Monostable Multivibrator using Transistors
Multivibrator is a non linear oscillator or function generator which can generate square, rectangular and pulse waves.
Monostable Multivibrator or One-Shot Multivibrator has only one stable state. By default monostable multivibrator will be in its stable state, but when triggered it will switch to unstable state (quasi-stable state) for a time period determined by the RC time constant in the circuit.
Monostable Multivibrator using Transistors – Circuit Diagram
In the above circuit diagram we can find two transistors which are wired as switches.
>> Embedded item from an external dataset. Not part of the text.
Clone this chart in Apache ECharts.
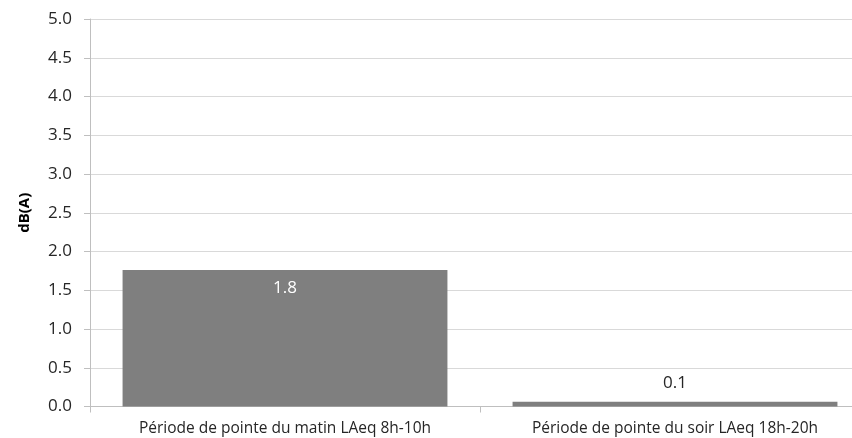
<!DOCTYPE html>
<html>
<head>
<meta charset="utf-8">
<script src="https://cdn.jsdelivr.net/npm/echarts@6/dist/echarts.min.js"></script>
<style>
  html, body { margin: 0; padding: 0; background: #ffffff; overflow: hidden; }
  #chart { width: 870px; height: 438px; }
</style>
</head>
<body>
<div id="chart"></div>
<script>
// Noise level increase by peak period, dB(A)
const categories = [
  'Période de pointe du matin LAeq 8h-10h',
  'Période de pointe du soir LAeq 18h-20h'
];
const values = [1.76, 0.06];
const yTicks = { min: 0, max: 5, step: 0.5 };
const yTitle = 'dB(A)';

const FONT = '"Open Sans", "Liberation Sans", sans-serif';

const chart = echarts.init(document.getElementById('chart'), null, { renderer: 'canvas' });

chart.setOption({
  animation: false,
  backgroundColor: '#ffffff',
  grid: { left: 90, right: 0, top: 19, bottom: 31.5, containLabel: false },
  xAxis: {
    type: 'category',
    data: categories,
    axisLine: { lineStyle: { color: '#bfbfbf', width: 1 } },
    axisTick: { show: true, length: 6, lineStyle: { color: '#bfbfbf' } },
    axisLabel: { color: '#262626', fontFamily: FONT, fontSize: 15.5, margin: 14 },
    splitLine: { show: false }
  },
  yAxis: {
    type: 'value',
    min: yTicks.min,
    max: yTicks.max,
    interval: yTicks.step,
    name: yTitle,
    nameLocation: 'middle',
    nameGap: 58,
    nameTextStyle: { color: '#000000', fontFamily: FONT, fontSize: 15, fontWeight: 'bold' },
    axisLine: { show: true, lineStyle: { color: '#bfbfbf', width: 1 } },
    axisTick: { show: true, length: 6, lineStyle: { color: '#bfbfbf' } },
    axisLabel: {
      color: '#262626', fontFamily: FONT, fontSize: 17, margin: 18,
      formatter: v => v.toFixed(1)
    },
    splitLine: { show: true, lineStyle: { color: '#d9d9d9', width: 1 } }
  },
  series: [{
    type: 'bar',
    data: values.map((v, i) => ({
      value: v,
      label: i === 0
        ? { position: 'insideTop', distance: 10, color: '#ffffff' }
        : { position: 'top', distance: 10, color: '#262626' }
    })),
    barWidth: '83.3%',
    itemStyle: { color: '#7f7f7f' },
    label: {
      show: true,
      fontFamily: FONT,
      fontSize: 17,
      formatter: p => p.value.toFixed(1)
    }
  }]
});
</script>
</body>
</html>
Please read the article Transistor as a Switch to know more about it. When a transistor is ON, it works in saturation region and its collector – emitter acts as a short circuit. When a transistor is OFF, it works in cut off region and its collector – emitter acts as an open circuit. So in the above circuit, when a transistor is in OFF state, its collector will have voltage equal to supply voltage Vcc and when the a transistor is in ON state, its collector will be grounded.
Function of resistor R is to limit collector current of both transistors Q1 and Q1. Resistors R1 & R2 will provide base current for transistors Q2 & Q1 respectively during ON condition. Capacitor C3 and Resistor R3 is designed as a differentiator circuit to provide sharp trigger pulses to the base of the transistor Q1. The diode D allows only positive pulses to the base. Capacitor C2 is optional, which is called as Speed Up capacitor. It is used for speedy bypassing of signal transitions (LOW to HIGH and HIGH to LOW) at the collector of Q2 to the base of Q1.
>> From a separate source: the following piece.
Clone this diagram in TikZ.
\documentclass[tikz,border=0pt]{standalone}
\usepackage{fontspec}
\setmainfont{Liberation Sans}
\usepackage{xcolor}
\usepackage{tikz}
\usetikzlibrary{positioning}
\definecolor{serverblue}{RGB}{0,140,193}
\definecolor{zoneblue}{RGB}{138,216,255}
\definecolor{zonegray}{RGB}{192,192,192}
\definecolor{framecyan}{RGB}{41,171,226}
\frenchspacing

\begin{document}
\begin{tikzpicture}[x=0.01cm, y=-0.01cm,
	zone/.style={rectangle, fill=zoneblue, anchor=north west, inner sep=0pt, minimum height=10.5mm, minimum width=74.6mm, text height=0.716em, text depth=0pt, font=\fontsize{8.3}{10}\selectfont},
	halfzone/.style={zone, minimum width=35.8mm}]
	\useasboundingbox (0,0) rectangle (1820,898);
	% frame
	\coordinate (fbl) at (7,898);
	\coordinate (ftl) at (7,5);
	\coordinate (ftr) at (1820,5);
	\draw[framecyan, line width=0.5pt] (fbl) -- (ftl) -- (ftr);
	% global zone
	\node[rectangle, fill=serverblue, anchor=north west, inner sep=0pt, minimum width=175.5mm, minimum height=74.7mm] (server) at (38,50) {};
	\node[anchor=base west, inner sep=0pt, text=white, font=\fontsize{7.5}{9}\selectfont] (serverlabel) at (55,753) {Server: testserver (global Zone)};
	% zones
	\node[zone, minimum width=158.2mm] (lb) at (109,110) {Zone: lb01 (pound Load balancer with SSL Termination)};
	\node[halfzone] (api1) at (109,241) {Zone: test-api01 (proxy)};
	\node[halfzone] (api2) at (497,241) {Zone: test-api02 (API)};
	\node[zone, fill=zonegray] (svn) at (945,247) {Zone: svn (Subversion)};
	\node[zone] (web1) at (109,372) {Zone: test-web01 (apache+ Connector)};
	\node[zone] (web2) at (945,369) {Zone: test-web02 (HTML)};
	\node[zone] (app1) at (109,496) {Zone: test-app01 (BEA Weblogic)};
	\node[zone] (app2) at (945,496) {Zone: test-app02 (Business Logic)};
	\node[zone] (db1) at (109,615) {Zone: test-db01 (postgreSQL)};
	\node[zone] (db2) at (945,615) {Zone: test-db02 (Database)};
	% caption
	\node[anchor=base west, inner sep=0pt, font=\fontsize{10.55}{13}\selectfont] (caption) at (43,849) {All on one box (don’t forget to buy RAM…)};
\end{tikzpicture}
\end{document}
When the circuit is switched ON, transistor Q1 will be OFF and Q2 will be ON, which is its stable state. Transistor Q2 is ON since the base of the transistor is connected to Vcc via R1. Transistor Q1 will be OFF because base of the transistor is at 0v since transistor Q2 is ON.
- When the circuit is switched ON, transistor Q1 will be OFF and Q2 will be ON.
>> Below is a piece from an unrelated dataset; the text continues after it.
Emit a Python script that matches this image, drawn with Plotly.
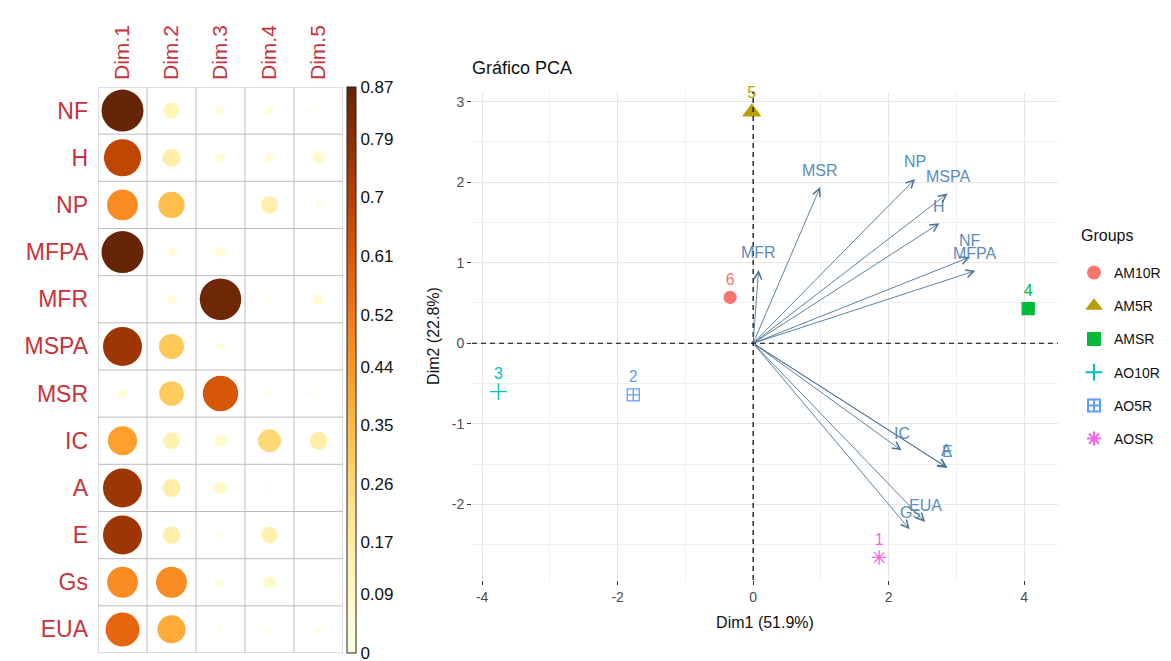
import plotly.graph_objects as go

# ---------------- corrplot: cos2 of variables on the first five dimensions
variables = ["NF", "H", "NP", "MFPA", "MFR", "MSPA", "MSR", "IC", "A", "E", "Gs", "EUA"]
dims = ["Dim.1", "Dim.2", "Dim.3", "Dim.4", "Dim.5"]
cos2_dim1 = [0.87, 0.68, 0.47, 0.87, 0.00, 0.75, 0.04, 0.42, 0.75, 0.75, 0.47, 0.57]
cos2_dim2 = [0.12, 0.16, 0.34, 0.04, 0.04, 0.31, 0.30, 0.14, 0.16, 0.15, 0.47, 0.39]
cos2_dim3 = [0.04, 0.04, 0.00, 0.05, 0.85, 0.03, 0.62, 0.07, 0.08, 0.01, 0.03, 0.01]
cos2_dim4 = [0.03, 0.04, 0.15, 0.00, 0.01, 0.00, 0.01, 0.26, 0.01, 0.14, 0.07, 0.01]
cos2_dim5 = [0.01, 0.07, 0.02, 0.00, 0.05, 0.00, 0.01, 0.16, 0.00, 0.00, 0.00, 0.02]
colorbar_ticks = [0, 0.09, 0.17, 0.26, 0.35, 0.44, 0.52, 0.61, 0.7, 0.79, 0.87]

# ---------------- biplot: individuals and variable coordinates
ind_labels = ["1", "2", "3", "4", "5", "6"]
ind_groups = ["AOSR", "AO5R", "AO10R", "AMSR", "AM5R", "AM10R"]
ind_x = [1.86, -1.77, -3.76, 4.06, -0.02, -0.34]
ind_y = [-2.66, -0.64, -0.60, 0.43, 2.87, 0.57]
group_order = ["AM10R", "AM5R", "AMSR", "AO10R", "AO5R", "AOSR"]
group_colors = ["#F8766D", "#B79F00", "#00BA38", "#00BFC4", "#619CFF", "#F564E3"]
group_symbols = ["circle", "triangle-up", "square", "cross-thin-open",
                 "square-cross-open", "asterisk-open"]

var_names = ["NF", "H", "NP", "MFPA", "MFR", "MSPA", "MSR", "IC", "A", "E", "Gs", "EUA"]
var_x = [3.20, 2.75, 2.39, 3.28, 0.08, 2.87, 0.99, 2.19, 2.86, 2.87, 2.31, 2.54]
var_y = [1.07, 1.49, 2.04, 0.90, 0.91, 1.86, 1.94, -1.33, -1.54, -1.55, -2.31, -2.22]

x_ticks = [-4, -2, 0, 2, 4]
y_ticks = [-2, -1, 0, 1, 2, 3]

W, H = 1171, 661
FONT = "Liberation Sans, Arial, sans-serif"
CMAX = 0.87
DMAX = 42  # diameter (px) of a circle at the top of the scale

fig = go.Figure()

# ---- corrplot circles
cols = [cos2_dim1, cos2_dim2, cos2_dim3, cos2_dim4, cos2_dim5]
xs, ys, vals = [], [], []
for j, col in enumerate(cols):
    for i, v in enumerate(col):
        xs.append(j)
        ys.append(i)
        vals.append(v)
sizes = [DMAX * (v / CMAX) ** 0.5 for v in vals]

fig.add_trace(go.Scatter(
    x=xs, y=ys, mode="markers", xaxis="x", yaxis="y", showlegend=False,
    marker=dict(
        size=sizes, color=vals, colorscale="YlOrBr", cmin=-0.0005, cmax=CMAX,
        opacity=1, line=dict(width=0),
        colorbar=dict(
            x=347 / W, xanchor="left", xpad=0,
            y=1 - 87 / H, yanchor="top", ypad=0,
            len=(653 - 87) / H, lenmode="fraction",
            thickness=9, outlinewidth=1, outlinecolor="#222",
            tickvals=colorbar_ticks,
            ticktext=[str(t) for t in colorbar_ticks],
            ticklabeloverflow="allow",
            ticks="", tickfont=dict(family=FONT, size=17, color="#111"),
        ),
    ),
    hoverinfo="skip",
))

# cell grid
shapes = []
for j in range(len(dims) + 1):
    shapes.append(dict(type="line", xref="x", yref="y", x0=j - 0.5, x1=j - 0.5,
                       y0=-0.5, y1=len(variables) - 0.5,
                       line=dict(color="#BDBDBD", width=1)))
for i in range(len(variables) + 1):
    shapes.append(dict(type="line", xref="x", yref="y", x0=-0.5, x1=len(dims) - 0.5,
                       y0=i - 0.5, y1=i - 0.5,
                       line=dict(color="#BDBDBD", width=1)))

# ---- biplot individuals
for g, c, s in zip(group_order, group_colors, group_symbols):
    idx = [k for k, gg in enumerate(ind_groups) if gg == g]
    msize = 15 if s == "triangle-up" else 12
    fig.add_trace(go.Scatter(
        x=[ind_x[k] for k in idx], y=[ind_y[k] for k in idx],
        text=[ind_labels[k] for k in idx],
        mode="markers+text", textposition="top center", cliponaxis=False,
        textfont=dict(family=FONT, size=16, color=c),
        xaxis="x2", yaxis="y2", name=g, legendgroup=g,
        marker=dict(symbol=s, size=msize, color=c, opacity=1,
                    line=dict(color=c, width=1.3)),
    ))

# dashed reference lines through the origin
shapes.append(dict(type="line", xref="x2", yref="y2 domain", x0=0, x1=0, y0=0, y1=1,
                   line=dict(color="black", width=1.2, dash="5px,4px")))
shapes.append(dict(type="line", xref="x2 domain", yref="y2", x0=0, x1=1, y0=0, y1=0,
                   line=dict(color="black", width=1.2, dash="5px,4px")))

# ---- variable arrows and labels
annotations = []
for name, vx, vy in zip(var_names, var_x, var_y):
    annotations.append(dict(
        x=vx, y=vy, ax=0, ay=0, xref="x2", yref="y2", axref="x2", ayref="y2",
        text="", showarrow=True, arrowhead=5, arrowsize=1.7, arrowwidth=0.9,
        arrowcolor="#4A7396", standoff=0,
    ))
    annotations.append(dict(
        x=vx, y=vy, xref="x2", yref="y2", text=name, showarrow=False,
        yshift=17, font=dict(family=FONT, size=16, color="#5B8DB8"),
    ))

# title of the biplot
annotations.append(dict(text="Gráfico PCA", xref="paper", yref="paper",
                        x=470 / W, y=1 - 68 / H, xanchor="left", yanchor="middle",
                        showarrow=False, font=dict(family=FONT, size=18, color="#111")))
# legend heading
annotations.append(dict(text="Groups", xref="paper", yref="paper",
                        x=1079 / W, y=1 - 236 / H, xanchor="left", yanchor="middle",
                        showarrow=False, font=dict(family=FONT, size=16, color="#111")))

grid_major = "#E6E6E6"
grid_minor = "#F0F0F0"

fig.update_layout(
    width=W, height=H, margin=dict(l=0, r=0, t=0, b=0),
    autosize=False,
    paper_bgcolor="white", plot_bgcolor="white",
    font=dict(family=FONT),
    shapes=shapes, annotations=annotations,
    xaxis=dict(
        domain=[98 / W, 343 / W], range=[-0.5, len(dims) - 0.5],
        side="top", tickvals=list(range(len(dims))), ticktext=dims,
        tickangle=-90, tickfont=dict(family=FONT, size=21, color="#C8323C"),
        showgrid=False, zeroline=False, ticks="", ticklabelstandoff=6,
        fixedrange=True,
    ),
    yaxis=dict(
        domain=[1 - 653 / H, 1 - 87 / H], range=[len(variables) - 0.5, -0.5],
        tickvals=list(range(len(variables))), ticktext=variables,
        tickfont=dict(family=FONT, size=23, color="#C8323C"),
        showgrid=False, zeroline=False, ticks="", ticklabelstandoff=9,
        fixedrange=True,
    ),
    xaxis2=dict(
        domain=[472 / W, 1058 / W], range=[-4.15, 4.50], anchor="y2",
        tickvals=x_ticks, ticktext=[str(t) for t in x_ticks],
        ticks="outside", ticklen=4, tickwidth=1, tickcolor="#333",
        tickfont=dict(family=FONT, size=14, color="#4D4D4D"),
        showgrid=True, gridcolor=grid_major, gridwidth=1,
        minor=dict(tickvals=[-3, -1, 1, 3], showgrid=True,
                   gridcolor=grid_minor, gridwidth=1, ticks=""),
        zeroline=False, showline=False,
        title=dict(text="Dim1 (51.9%)", font=dict(family=FONT, size=16, color="#111"),
                   standoff=13),
    ),
    yaxis2=dict(
        domain=[1 - 580 / H, 1 - 92 / H], range=[-2.94, 3.12], anchor="x2",
        tickvals=y_ticks, ticktext=[str(t) for t in y_ticks],
        ticks="outside", ticklen=4, tickwidth=1, tickcolor="#333",
        tickfont=dict(family=FONT, size=14, color="#4D4D4D"),
        showgrid=True, gridcolor=grid_major, gridwidth=1,
        minor=dict(tickvals=[-2.5, -1.5, -0.5, 0.5, 1.5, 2.5], showgrid=True,
                   gridcolor=grid_minor, gridwidth=1, ticks=""),
        zeroline=False, showline=False,
        title=dict(text="Dim2 (22.8%)", font=dict(family=FONT, size=16, color="#111"),
                   standoff=8),
    ),
    legend=dict(
        x=1074 / W, xanchor="left", y=1 - 257 / H, yanchor="top",
        font=dict(family=FONT, size=14, color="#111"),
        tracegroupgap=12, bgcolor="rgba(0,0,0,0)", itemsizing="constant",
    ),
)

fig.write_html("out.html")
- Capacitor C1 gets charged during this state.
- When a positive trigger is applied to the base of transistor Q1 it turns ON, which turns OFF the transistor Q2 due the the negative voltage from the capacitor C1.
- Capacitor C1 starts discharging during this state.
- Transistor Q1 remains in ON state due the positive voltage from the collector of transistor Q2 which is in OFF state.
- Transistor Q2 remains in OFF state until the capacitor C1 discharges compleatly.
- When the capacitor C1 discharged completly, transistor Q2 turns ON, which turns transistor Q1 OFF.
R – Collector Resistor
Rc should be calculated depending upon the collector current requirement.
- Rc = ( Vcc – Vce (sat) ) / Ic
R1 – Base Resistor
R1 should be chosen such that it will provide enough collector current during saturation to the transistor Q2.
- Min. base current required, Ibmin = Ic / β, where β is the hFE of the transistor
- Safe base current, Ib = 3 Ibmin = 3Ic / β
- R1 = ( Vcc – Vbe ) / Ib
R2 – Base Resistor Q1
R2 should be chosen such that it should provide enough saturation collector current to the transistor Q1.
- R2 = (( Vcc – Vbe ) / Ib ) – R
T – Pulse Time Period
- T = 0.693R1C1
From this we can find the value of capacitor C.
Speed up capacitor is designed by considering a Compensated Attenuator composed of Base Emitter resistance of Q1, Resistor R2, Base Emitter capacitance of Q1 and seed up capacitor C2.
Base Emitter resistance of a transistor, Rπ = VT / Ib, where VT is the thermal voltage which is approximately equal to 25mV at room temperature and Ib is the base current.
Base Emitter capacitance or Input capacitance will be specified in the datasheet of the transistor. For example, the Input capacitance of BC547 transistor is 9pF.
- RπCeb = C2R2
Note 1: It may be very difficult to get the proper matching speed up capacitor but you can still use a near available one to improve the performance.
Note 2: Actually the speed up capacitor should be sized to remove the charge stored at the base of the transistor during saturation period. Unfortunately the value of Rπ and Ceb are not constant. It varies depending up on many factors. So the optimum capacitor value can be find out only through a series of experiments.
R3, C3 – Differentiator
The R3 C3 differentiator should be designed depending up on the frequency of the trigger pulse.
- R3C3 << 0.0016T’, where T’ is the lowest time period of the signal that should be differentiated.
Excellent article. Really helpful.
What would be the max input frequency range and the min. output Pulse Width for this curcuit?